◆ WHAT IS ASKED ◆
For each line below that includes the word "this", make a copy.

* Begin GIVEN ENTRIES *

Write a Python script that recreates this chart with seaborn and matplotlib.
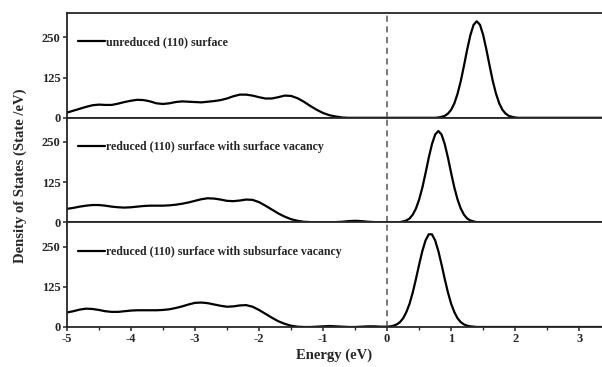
import numpy as np
import pandas as pd
import matplotlib
matplotlib.use("Agg")
import matplotlib.pyplot as plt
import seaborn as sns
from matplotlib.ticker import MultipleLocator

sns.set_style("ticks")
plt.rcParams['font.family'] = ['Liberation Serif', 'DejaVu Serif']
plt.rcParams['font.weight'] = 'bold'
plt.rcParams['axes.unicode_minus'] = False

# energy grid (eV): coarse in the valence band, finer around the gap states
energy = np.round(np.r_[np.arange(-5.0, -0.05, 0.1),
                        np.arange(0.0, 2.11, 0.05),
                        np.arange(2.2, 3.41, 0.1)], 2)

labels = ["unreduced (110) surface",
          "reduced (110) surface with surface vacancy",
          "reduced (110) surface with subsurface vacancy"]

# valence band part, -5.0 ... -0.1
vb_unreduced = [16, 22, 28, 34, 39, 41, 40, 40, 44, 49, 53, 56, 55, 51, 45, 43, 45, 49, 51, 50,
                49, 48, 50, 52, 55, 60, 67, 72, 72, 69, 64, 60, 60, 64, 69, 68, 61, 50, 37, 25,
                15, 8, 4, 1, 0, 0, 0, 0, 0, 0]
vb_surface = [42, 45, 49, 52, 54, 54, 52, 49, 47, 46, 47, 49, 51, 52, 52, 52, 53, 55, 58, 62,
              67, 72, 75, 74, 71, 67, 66, 68, 71, 70, 63, 52, 40, 28, 18, 10, 5, 2, 1, 0,
              0, 0, 1, 2, 4, 5, 4, 2, 1, 0]
vb_subsurface = [45, 49, 54, 57, 56, 53, 49, 47, 47, 49, 51, 52, 52, 52, 52, 53, 55, 59, 64, 70,
                 75, 76, 74, 70, 66, 63, 64, 67, 68, 63, 53, 41, 29, 18, 10, 4, 1, 0, 0, 1,
                 2, 3, 2, 1, 0, 0, 1, 2, 2, 1]

# 0.0 ... 2.1 (step 0.05)
cb_unreduced = [0, 0, 0, 0, 0, 0, 0, 0, 0, 0, 0, 0, 0, 0, 0, 0, 1, 3, 6, 13,
                25, 45, 75, 114, 162, 212, 257, 289, 300, 289, 257, 212, 162, 114, 75, 45, 25, 13, 6, 3,
                1, 0, 0]
cb_surface = [0, 0, 0, 0, 1, 3, 6, 12, 24, 43, 71, 108, 153, 201, 243, 273, 284, 273, 243, 201,
              153, 108, 71, 43, 24, 12, 6, 3, 1, 0, 0, 0, 0, 0, 0, 0, 0, 0, 0, 0,
              0, 0, 0]
cb_subsurface = [1, 2, 4, 8, 15, 27, 46, 72, 107, 149, 194, 236, 269, 288, 288, 269, 236, 194, 149, 107,
                 72, 46, 27, 15, 8, 4, 2, 1, 0, 0, 0, 0, 0, 0, 0, 0, 0, 0, 0, 0,
                 0, 0, 0]

# 2.2 ... 3.4
tail = [0] * 13

series = [vb_unreduced + cb_unreduced + tail,
          vb_surface + cb_surface + tail,
          vb_subsurface + cb_subsurface + tail]

fig, axes = plt.subplots(3, 1, figsize=(6.02, 3.67), dpi=100, sharex=True)
fig.subplots_adjust(left=0.111, right=0.9995, top=0.964, bottom=0.109, hspace=0)

for ax, lab, dos in zip(axes, labels, series):
    df = pd.DataFrame({"E": energy, "DOS": dos})
    sns.lineplot(data=df, x="E", y="DOS", ax=ax, color="black", lw=1.6, label=lab)
    ax.axvline(0, color="#555555", lw=1.1, ls=(0, (4, 3)))
    ax.set_xlim(-5, 3.35)
    ax.set_ylim(0, 325)
    ax.set_yticks([0, 125, 250])
    ax.xaxis.set_minor_locator(MultipleLocator(0.5))
    ax.tick_params(axis='both', which='major', direction='out', length=3, width=1.1,
                   labelsize=9, pad=1.5)
    ax.tick_params(axis='x', which='minor', direction='out', length=2, width=1.0)
    for side in ["left", "bottom", "top"]:
        ax.spines[side].set_linewidth(1.3)
        ax.spines[side].set_visible(True)
    ax.spines["right"].set_visible(False)
    ax.set_ylabel("")
    ax.set_xlabel("")
    for t in ax.get_yticklabels() + ax.get_xticklabels():
        t.set_fontweight("bold")
    ax.legend(loc="center left", frameon=False, handlelength=2.3, handletextpad=0.1,
              borderaxespad=0, borderpad=0, bbox_to_anchor=(0.02, 0.72),
              prop={"weight": "bold", "size": 8.6})

axes[-1].set_xlabel("Energy (eV)", fontsize=10.5, fontweight="bold", labelpad=2)
fig.text(0.033, 0.52, "Density of States (State /eV)", rotation=90,
         ha="center", va="center", fontsize=10.5, fontweight="bold")

fig.savefig("out.png", dpi=100)
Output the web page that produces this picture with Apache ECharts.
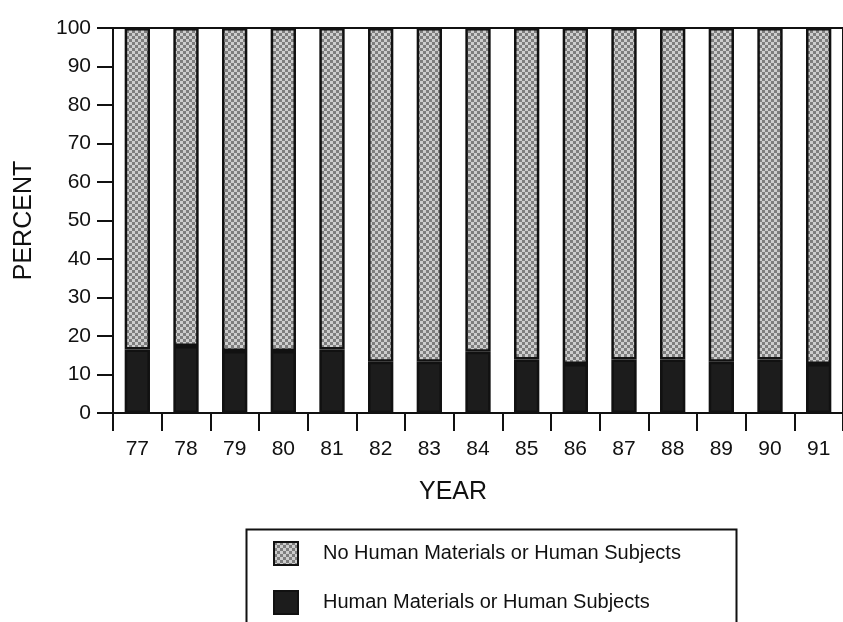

* End GIVEN ENTRIES *

◆ TASK OUTPUT ◆
Write a Python script that recreates this chart with seaborn and matplotlib.
Output the web page that produces this picture with Apache ECharts.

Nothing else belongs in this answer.